With comic book adaptations on almost every channel and streaming service, fans will meet many new characters with extensive backstories. We’re here to introduce these characters to help lessen the learning curve.
Vandal is one DC’s most enduring and formidable villains, appearing as an antagonist since 1944 when he was created by Alfred Bester and Martin Nodell. The character is an immortal who’s terrorized civilizations throughout history, claiming to have either been or collaborated with figures like Julius Caesar and Genghis Khan.
After being exposed to a meteorite as a caveman, Vandal gained his immortality and keen intellect; his brutality was already a part of his nature. During the Golden Age, he expanded his attention to fighting heroes instead of just crippling society. The members of the Justice Society, including Jay Garrick, were his most frequent targets. This rivalry eventually led Vandal to found the Injustice Society, a group he was affiliated with off and on throughout its history. At times, his own plans prevented him from sticking with his villainous peers, such as when he left Lex Luthor’s Society in a roundabout scheme to acquire an heir.
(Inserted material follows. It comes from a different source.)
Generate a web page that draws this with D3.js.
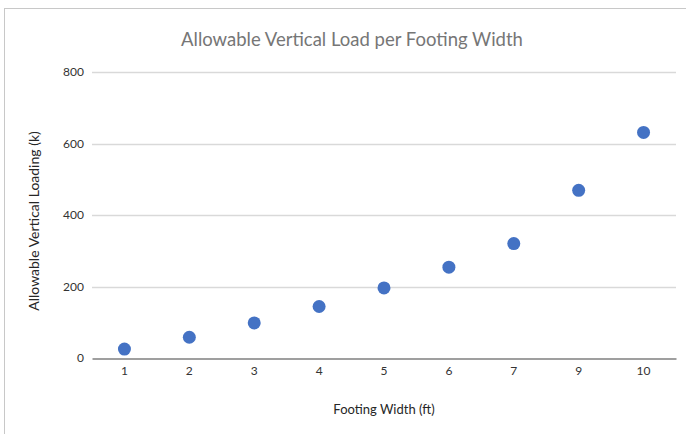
<!DOCTYPE html>
<html><head><meta charset="utf-8">
<script src="https://cdn.jsdelivr.net/npm/d3@7"></script>
<style>body{margin:0;background:#fff;} svg{display:block;}</style>
</head><body>
<script>
const categories = ["1","2","3","4","5","6","7","9","10"];
const loads = [25, 58, 98, 144, 196, 254, 320, 469, 631];
const yTicks = [0, 200, 400, 600, 800];
const title = "Allowable Vertical Load per Footing Width";
const xTitle = "Footing Width (ft)";
const yTitle = "Allowable Vertical Loading (k)";

(function(){
const W = 686, H = 434;
const svg = d3.select("body").append("svg").attr("width", W).attr("height", H);
svg.append("rect").attr("x",4.5).attr("y",8.5).attr("width",W+10).attr("height",H+10)
  .attr("fill","#fff").attr("stroke","#c8c8c8");

const mLeft = 92, mRight = 676, mTop = 72, mBottom = 358;
const x = d3.scaleBand().domain(categories).range([mLeft, mRight]);
const y = d3.scaleLinear().domain([0, 800]).range([mBottom, mTop]);
const font = "Lato, 'Open Sans', sans-serif";

svg.append("g").selectAll("line").data(yTicks.filter(d=>d>0)).join("line")
  .attr("x1", mLeft).attr("x2", mRight).attr("y1", d=>Math.round(y(d))+0.5).attr("y2", d=>Math.round(y(d))+0.5)
  .attr("stroke","#d9d9d9").attr("stroke-width",1.3);

const yAxis = svg.append("g").attr("transform",`translate(${mLeft},0)`)
  .call(d3.axisLeft(y).tickValues(yTicks).tickSize(0).tickPadding(8));
yAxis.select(".domain").remove();
yAxis.selectAll("text").attr("font-family",font).attr("font-size",12).attr("fill","#333");

const xAxis = svg.append("g").attr("transform",`translate(0,${Math.round(mBottom)+0.5})`)
  .call(d3.axisBottom(x).tickSize(0).tickPadding(8));
xAxis.select(".domain").attr("stroke","#7f7f7f").attr("stroke-width",1.3);
xAxis.selectAll("text").attr("font-family",font).attr("font-size",12).attr("fill","#333");

svg.append("g").selectAll("circle").data(categories).join("circle")
  .attr("cx", d=>x(d)+x.bandwidth()/2).attr("cy",(d,i)=>y(loads[i]))
  .attr("r",6.5).attr("fill","#4472c4");

svg.append("text").attr("x",352).attr("y",46).attr("text-anchor","middle")
  .attr("font-family",font).attr("font-size",18.5).attr("fill","#767676").text(title);
svg.append("text").attr("x",384).attr("y",414).attr("text-anchor","middle")
  .attr("font-family",font).attr("font-size",13).attr("fill","#262626").text(xTitle);
svg.append("text").attr("transform","translate(39,221) rotate(-90)").attr("text-anchor","middle")
  .attr("font-family",font).attr("font-size",14).attr("fill","#262626").text(yTitle);
})();
</script>
</body></html>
Vandal’s endgames usually come in two varieties: become a world leader or simply end his boredom. In either case, he’s continually working on creating large-scale destruction and attacking anyone would who’d oppose him. During his time, he’s tangled most frequently with the JSA and its associated heroes, but he’s also branched out to fight the Teen Titans, the Flash (Wally West), and the Justice League of America. Beyond the Injustice Society, Vandal’s allied himself with the Religion of Crime, at least one doomsday cult, and founded several ill-fated villain groups.
The one element that separates Vandal from his cohorts is the imminent, personal tragedy that his success would bring. In the animated Justice League, the immortal managed to eradicate all life from Earth, except for himself. He was trapped alone on the planet until Superman was hurled into the future in “Hereafter.” Lamenting his success and loneliness, Vandal works with the Man of Steel to stop himself from succeeding and possibly finding some kind of redemption. (That said, Future Vandal ceased to exist thanks to Superman so the unsuccessful Vandal would still yearn to conquer the world.)
That’s the danger and conundrum of Vandal Savage: He’s lived forever and will survive long after he’s killed everyone else. Some day he may regret his actions and find a way to stop himself, but then his past self will redouble his efforts towards global domination and annihilation. Now it’ll be up to the Legends of Tomorrow to save the world, history, and Vandal from himself.